In New York, Abraham Foxman, national director of the Anti-Defamation League, told the Jewish JTA news service, “The idea of suicide, I think, is nonsense.”
’Institutional emergency’
Near the Plaza de Mayo and opposite the Casa Rosada — Argentina’s version of the White House — police blocked off the headquarters of the Intelligence Secretariat, whose “use and abuse” by political forces may well be linked to the Nisman incident, Mr. Morales Sola noted. But the main fallout of what opposition lawmaker Graciela Camano called an “institutional emergency” is likely to hit Ms. Fernandez, not the country’s spy agency.
The term-limited president, already a lame duck, is set to leave office in December. But her political allies must win the Oct. 25 general election to shield her from likely prosecution over a myriad of corruption allegations. A revised criminal code pushed through Congress will likely allow her Front for Victory to fill the judiciary with pro-government lawmen. But the president last year failed in a seven-month battle to depose federal prosecutor Jose Maria Campagnoli, who is investigating a construction tycoon with close ties to Ms. Kirchner and her late husband.

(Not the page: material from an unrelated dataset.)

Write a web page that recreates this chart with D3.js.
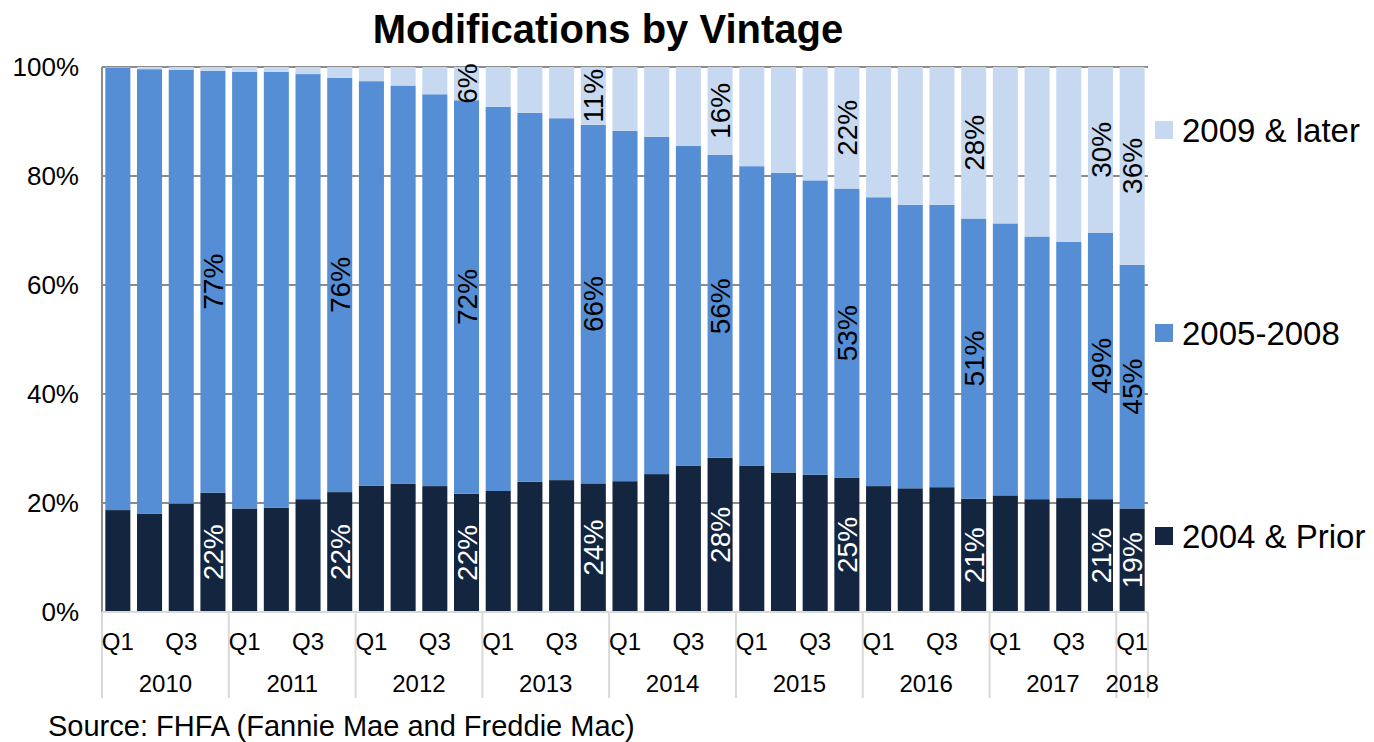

“The prosecutors are under threat,” Carlos Donoso Castex, the head of the local Association of Prosecutors, warned on TN television as he demanded judicial independence and protection.
While the Campagnoli case warranted widespread coverage, its impact pales in comparison with the potential fallout from Mr. Nisman’s death. In a country marked by the memory of the military junta’s brutality, society is “especially sensitive to death,” said Mr. Morales Sola, the commentator.
“A death, more than anything, can completely change the political landscape,” and the incident will severely damage Ms. Fernandez, he added.
The usually loquacious president, meanwhile, has remained mum except for a largely self-congratulatory 2,000-word Facebook note, in which she said that any suicide provokes “astonishment” and “questions.” Ms. Fernandez used the letter to defend herself against Mr. Nisman’s accusations about the Iranian bombing cover-up, but failed to so much as extend her condolences to the prosecutor’s family.
Argentina’s Jewish community voiced concerns that the Nisman affair might further delay the original AMIA investigation — still unresolved more than 20 years after the bombing — and Israel’s Foreign Ministry expressed “deep sorrow” over the prosecutor’s death.
“Nisman, a courageous, venerable jurist who fought intrepidly for justice, acted with determination to expose the identities of the terrorists and their dispatchers,” a ministry statement said.
Gustavo Montero, a 27-year-old programmer who protested Monday night at the Plaza de Mayo, said it marked a “lack of respect” toward the victims’ families still waiting for justice.